Figure: (Left) We simulate neural responses to stimulation events marked by red lines. (Right) These stimulation patterns drive latent neural dynamics along the first latent dimension.

We work on multimodal integration and probabilistic models to uncover latent factors across neural, genetic, and behavioral datasets. In collaboration with the Kaczorowski Lab, we are developing new variational autoencoder architectures to identify novel factors underlying cognitive resilience in Alzheimer’s disease. We then integrate optimized trajectory modeling techniques to propose novel interventions (genetic, environmental) based on these structured latent spaces. See our recent publication here.

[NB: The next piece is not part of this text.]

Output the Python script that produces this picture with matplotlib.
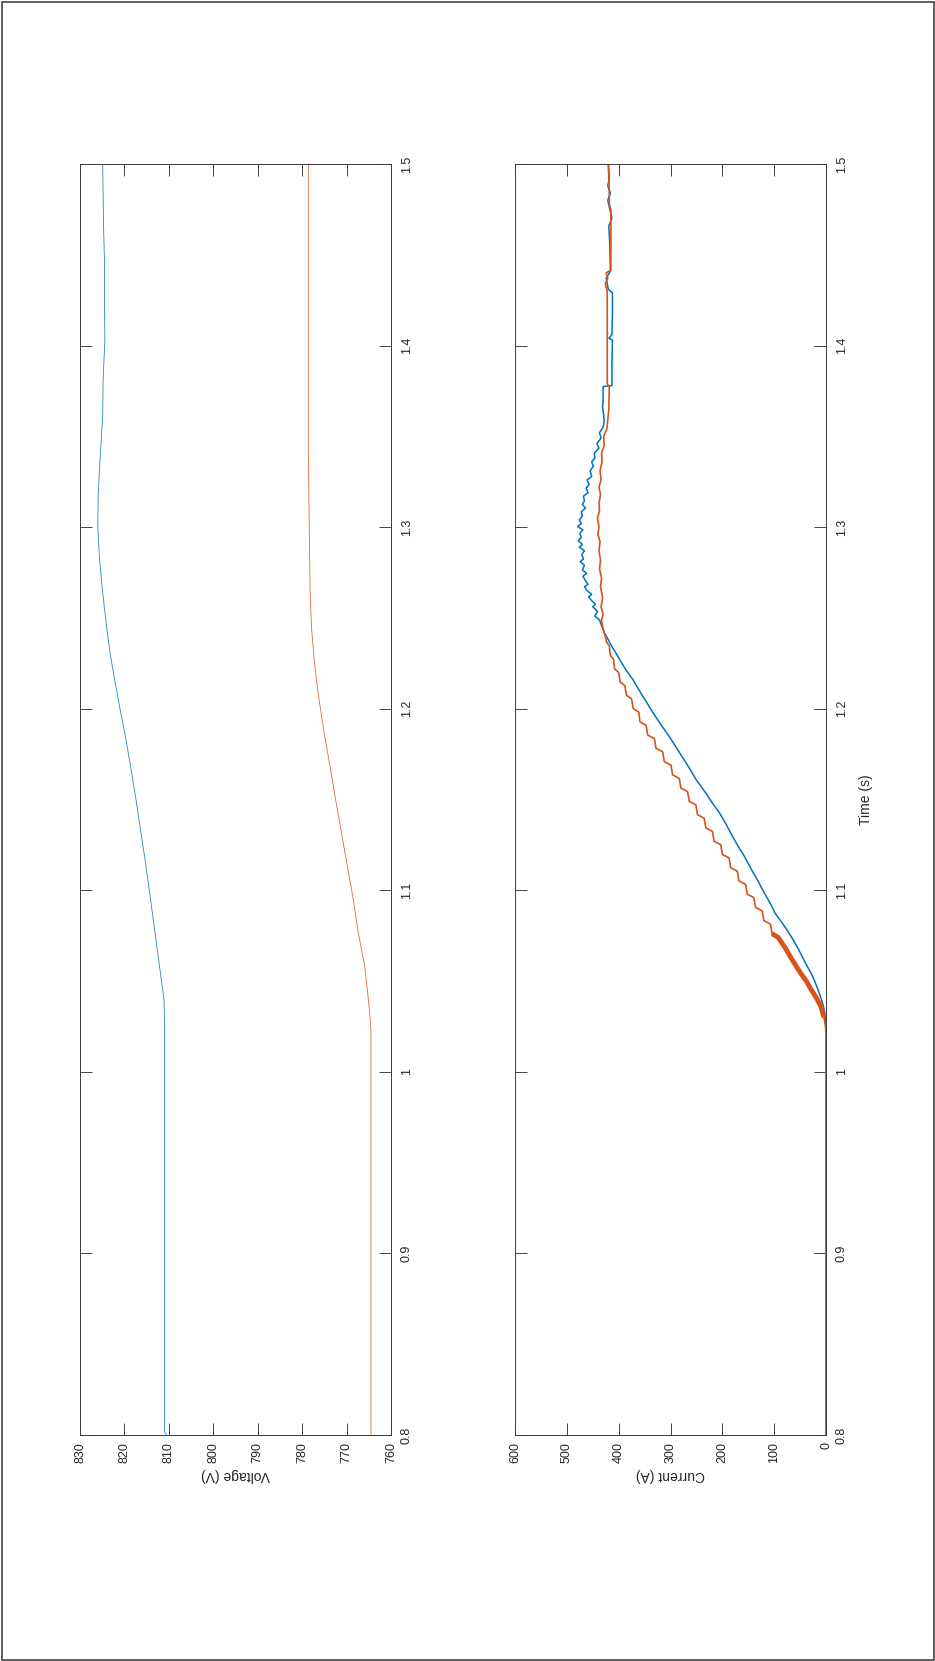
import matplotlib
matplotlib.use("Agg")
import matplotlib.pyplot as plt
from matplotlib.patches import Rectangle

# ---------------- data ----------------
volt_ticks = [760, 770, 780, 790, 800, 810, 820, 830]
volt_tick_labels = ["760", "770", "780", "790", "800", "810", "820", "830"]
curr_ticks = [0, 100, 200, 300, 400, 500, 600]
curr_tick_labels = ["0", "100", "200", "300", "400", "500", "600"]
time_ticks = [0.8, 0.9, 1.0, 1.1, 1.2, 1.3, 1.4, 1.5]
time_tick_labels = ["0.8", "0.9", "1", "1.1", "1.2", "1.3", "1.4", "1.5"]

# Voltage, series 1 (blue)
volt_time_blue = [0.800, 0.802, 1.000, 1.020, 1.030, 1.040, 1.049, 1.058, 1.080, 1.100,
                  1.116, 1.132, 1.150, 1.168, 1.185, 1.200, 1.216, 1.230, 1.245, 1.264,
                  1.282, 1.300, 1.318, 1.337, 1.361, 1.381, 1.403, 1.425, 1.447, 1.466,
                  1.484, 1.500]
volt_blue = [810.6, 811.0, 811.0, 811.0, 811.0, 811.1, 811.6, 812.1, 813.3, 814.4,
             815.3, 816.3, 817.4, 818.6, 819.8, 821.0, 822.2, 823.2, 824.0, 824.9,
             825.6, 826.0, 825.9, 825.5, 824.9, 824.8, 824.4, 824.5, 824.5, 824.7,
             824.8, 824.9]

# Voltage, series 2 (orange)
volt_time_orange = [0.800, 1.000, 1.021, 1.030, 1.040, 1.058, 1.077, 1.095, 1.113, 1.131,
                    1.149, 1.168, 1.186, 1.205, 1.216, 1.230, 1.245, 1.264, 1.300, 1.337,
                    1.400, 1.450, 1.500]
volt_orange = [764.5, 764.5, 764.5, 764.7, 765.1, 765.9, 767.4, 768.5, 769.8, 771.1,
               772.4, 773.7, 775.0, 776.2, 776.8, 777.4, 777.9, 778.2, 778.4, 778.6,
               778.6, 778.6, 778.6]

# Current, series 1 (blue)
curr_time_blue = [0.800, 1.020, 1.027, 1.032, 1.036, 1.040, 1.045, 1.050, 1.054, 1.058,
                  1.063, 1.068, 1.0726, 1.078, 1.083, 1.0873, 1.092, 1.0996, 1.105, 1.112,
                  1.118, 1.124, 1.130, 1.136, 1.1424, 1.148, 1.154, 1.1607, 1.166, 1.172,
                  1.1791, 1.185, 1.191, 1.1975, 1.203, 1.209, 1.2158, 1.221, 1.226, 1.230,
                  1.2342, 1.238, 1.242, 1.2489, 1.251, 1.2535, 1.2562, 1.2575, 1.2595, 1.2615,
                  1.263, 1.265, 1.2672, 1.2685, 1.2705, 1.273, 1.2745, 1.2765, 1.279, 1.281,
                  1.2825, 1.285, 1.287, 1.289, 1.2905, 1.2925, 1.2945, 1.2965, 1.2985, 1.3003,
                  1.302, 1.304, 1.306, 1.3085, 1.3105, 1.3125, 1.3145, 1.317, 1.319, 1.3215,
                  1.3235, 1.326, 1.328, 1.331, 1.3335, 1.336, 1.338, 1.3407, 1.3435, 1.346,
                  1.349, 1.352, 1.355, 1.358, 1.362, 1.366, 1.370, 1.3774, 1.378, 1.390,
                  1.403, 1.404, 1.406, 1.418, 1.429, 1.431, 1.437, 1.441, 1.455, 1.466,
                  1.470, 1.475, 1.480, 1.484, 1.488, 1.492, 1.500]
curr_blue = [0, 0, 0.5, 2, 5, 9, 15, 22, 28, 36,
             45, 54, 63, 75, 87, 98, 106, 121, 131, 145,
             156, 169, 181, 192, 205, 219, 233, 250, 261, 274,
             290, 303, 318, 333, 345, 358, 372, 385, 396, 404,
             413, 420, 428, 437, 446, 441, 450, 445, 452, 458,
             452, 461, 466, 459, 464, 469, 462, 470, 466, 474,
             468, 471, 466, 476, 470, 478, 472, 475, 469, 479,
             472, 476, 470, 472, 464, 470, 466, 468, 459, 463,
             457, 461, 452, 455, 449, 452, 446, 447, 438, 442,
             434, 437, 430, 428, 429, 431, 430, 430, 413, 413,
             412, 419, 413, 412, 412, 420, 424, 416, 417, 419,
             413, 417, 421, 416, 421, 418, 420]

# Current, series 2 (orange)
curr_time_orange = [0.800, 1.020, 1.025, 1.030, 1.036, 1.041, 1.045, 1.050, 1.054, 1.058,
                    1.063, 1.068, 1.0726, 1.0740, 1.0760, 1.0813, 1.0833, 1.0886, 1.0906, 1.0959,
                    1.0979, 1.1032, 1.1052, 1.1105, 1.1125, 1.1178, 1.1198, 1.1251, 1.1271, 1.1324,
                    1.1344, 1.1397, 1.1417, 1.1470, 1.1490, 1.1543, 1.1563, 1.1616, 1.1636, 1.1689,
                    1.1709, 1.1762, 1.1782, 1.1835, 1.1855, 1.1908, 1.1928, 1.1981, 1.2001, 1.2054,
                    1.2074, 1.2127, 1.2147, 1.2200, 1.2220, 1.2273, 1.2293, 1.2346, 1.2366, 1.240,
                    1.245, 1.2489, 1.252, 1.2562, 1.261, 1.2672, 1.272, 1.277, 1.2819, 1.287,
                    1.292, 1.296, 1.3003, 1.305, 1.309, 1.3131, 1.318, 1.322, 1.326, 1.331,
                    1.336, 1.3407, 1.345, 1.350, 1.354, 1.359, 1.365, 1.3774, 1.379, 1.395,
                    1.405, 1.430, 1.434, 1.437, 1.440, 1.4416, 1.455, 1.4747, 1.478, 1.4839,
                    1.500]
curr_orange = [0, 0, 1, 4, 10, 19, 28, 38, 48, 57,
               68, 78, 89, 92, 104, 107, 120, 123, 136, 139,
               152, 155, 168, 171, 184, 187, 200, 203, 216, 219,
               232, 235, 248, 251, 264, 267, 280, 283, 296, 299,
               312, 315, 328, 331, 344, 347, 359, 361, 372, 375,
               385, 388, 397, 400, 408, 410, 416, 418, 423, 426,
               431, 433, 430, 434, 431, 435, 433, 437, 435, 438,
               436, 440, 438, 441, 437, 438, 435, 438, 434, 436,
               432, 433, 428, 429, 423, 421, 419, 418, 422, 422,
               422, 422, 426, 421, 424, 415, 415, 415, 418, 418,
               420]

# ---------------- style ----------------
BLUE = "#0072BD"
ORANGE = "#D95319"
AXC = "#262626"
plt.rcParams["font.family"] = ["Liberation Sans", "DejaVu Sans"]

W, H = 935, 1661
fig = plt.figure(figsize=(W / 100, H / 100), dpi=100)
fig.patch.set_facecolor("white")


def rect(x0, y0, x1, y1):
    return [x0 / W, 1 - y1 / H, (x1 - x0) / W, (y1 - y0) / H]


ax1 = fig.add_axes(rect(80, 164, 391, 1435))
ax2 = fig.add_axes(rect(515, 164, 826, 1435))

ax1.plot(volt_blue, volt_time_blue, color=BLUE, lw=0.6, alpha=0.85)
ax1.plot(volt_orange, volt_time_orange, color=ORANGE, lw=0.6, alpha=0.85)

ax2.plot(curr_blue, curr_time_blue, color=BLUE, lw=1.1)
ax2.plot(curr_orange, curr_time_orange, color=ORANGE, lw=1.2)
# thick ripple band of the orange current at the start of the rise
thick = [i for i, t in enumerate(curr_time_orange) if 1.027 <= t <= 1.080]
ax2.plot([curr_orange[i] for i in thick], [curr_time_orange[i] for i in thick],
         color=ORANGE, lw=3.5, solid_capstyle="butt")

for ax, lim, ticks, labels in [(ax1, (830, 760), volt_ticks, volt_tick_labels),
                               (ax2, (600, 0), curr_ticks, curr_tick_labels)]:
    ax.set_xlim(*lim)
    ax.set_ylim(0.8, 1.5)
    ax.set_xticks(ticks)
    ax.set_xticklabels(labels, rotation=90, va="top", ha="center")
    ax.set_yticks(time_ticks)
    ax.yaxis.tick_right()
    ax.set_yticklabels(time_tick_labels, rotation=90, va="center", ha="left")
    ax.tick_params(axis="both", direction="in", length=8.5, width=0.6, color=AXC,
                   labelsize=9, labelcolor=AXC, top=True, bottom=True, left=True, right=True,
                   labelleft=False, labelright=True, labeltop=False, labelbottom=True)
    ax.tick_params(axis="x", pad=5)
    ax.tick_params(axis="y", pad=7)
    for s in ax.spines.values():
        s.set_color("#3a3a3a")
        s.set_linewidth(0.7)

ax1.set_xlabel("Voltage (V)", rotation=180, fontsize=10, color=AXC, labelpad=4)
ax2.set_xlabel("Current (A)", rotation=180, fontsize=10, color=AXC, labelpad=4)
ax2.yaxis.set_label_position("right")
ax2.set_ylabel("Time (s)", rotation=90, fontsize=10, color=AXC, labelpad=8)

fig.patches.append(Rectangle((1.5 / W, 1.5 / H), (W - 3) / W, (H - 3) / H,
                             transform=fig.transFigure, fill=False,
                             edgecolor="#444444", lw=1.2))

fig.savefig("out.png", dpi=100, facecolor="white")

Figure: (Left) Distributions of data projected along a phenotypic axis in our learned latent space shows the spectrum of cognitive resilience. (Right) Cognitive metrics (CFM) can be continuously generated along a path from susceptible to resilient (solid) or vice versa (dashed).

To better model temporal patterns in neural activity as it relates to ongoing motor behavior, we develop streaming algorithms through a probabilistic sequence decoding framework. Our goal is to obtain latent dynamical models that can flexibly adapt to ongoing distributional shifts. Through this framework, we aim to improve the stability or adaptability of BCI decoders across time and task, thus reducing or eliminating the need for frequent re-calibration.

Figure: Simulated rotational drift in MC Maze experimental neural data. Performance of neural decoders goes down as a function of drift. Our algorithm PSD maintains performance by adapting to the changed neural dynamics.

We develop models for real-time analysis of signals for brain-computer interfaces that incorporate neural stimulations. In collaboration with the Chestek Lab, we use markerless deep learning based tracking to automatically extract positions and calculate joint positions of the fingers of non-human primates. We use this system to replace physical devices like manipulanda during brain-computer interface tasks to allow for freer movements and more naturalistic behavior patterns. We also use this system to provide immediate feedback of joint angles and finger and wrist positions during functional electrical stimulation (FES) to automatically optimize high-dimensional stimulation patterns in real time.

Figure: (Top) Experimental setup with multiple camera views. Processing speeds for inferring finger and wrist angles are faster than image acquisition. (Bottom) The map of reachable poses observed from user-selected stimulation patterns agrees with our simulated model.

We apply machine learning and Bayesian Optimization techniques to estimate neural responses to high-dimensional visual stimuli in real-time. This approach adaptively selects the next stimulus to test, potentially speeding up results exponentially. In collaboration with the Savier, Burgess, and Naumann labs, we use our streaming software platform, improv (paper, Github) to run adaptive experiments where we can gain insights into the current brain state in real-time and use this information to dynamically adjust an experiment while data collection is ongoing. By bridging the gap between simplistic and complex stimulus spaces, these methods could provide new insights into how sensory stimuli are represented in the brains of behaving animals.

Figure: (Top) Example 2D slices from a 4-dimensional tuning curve of a V1 neuron. (Bottom) Processing speeds for image processing, tuning curve analysis, and optimization for our real-time system.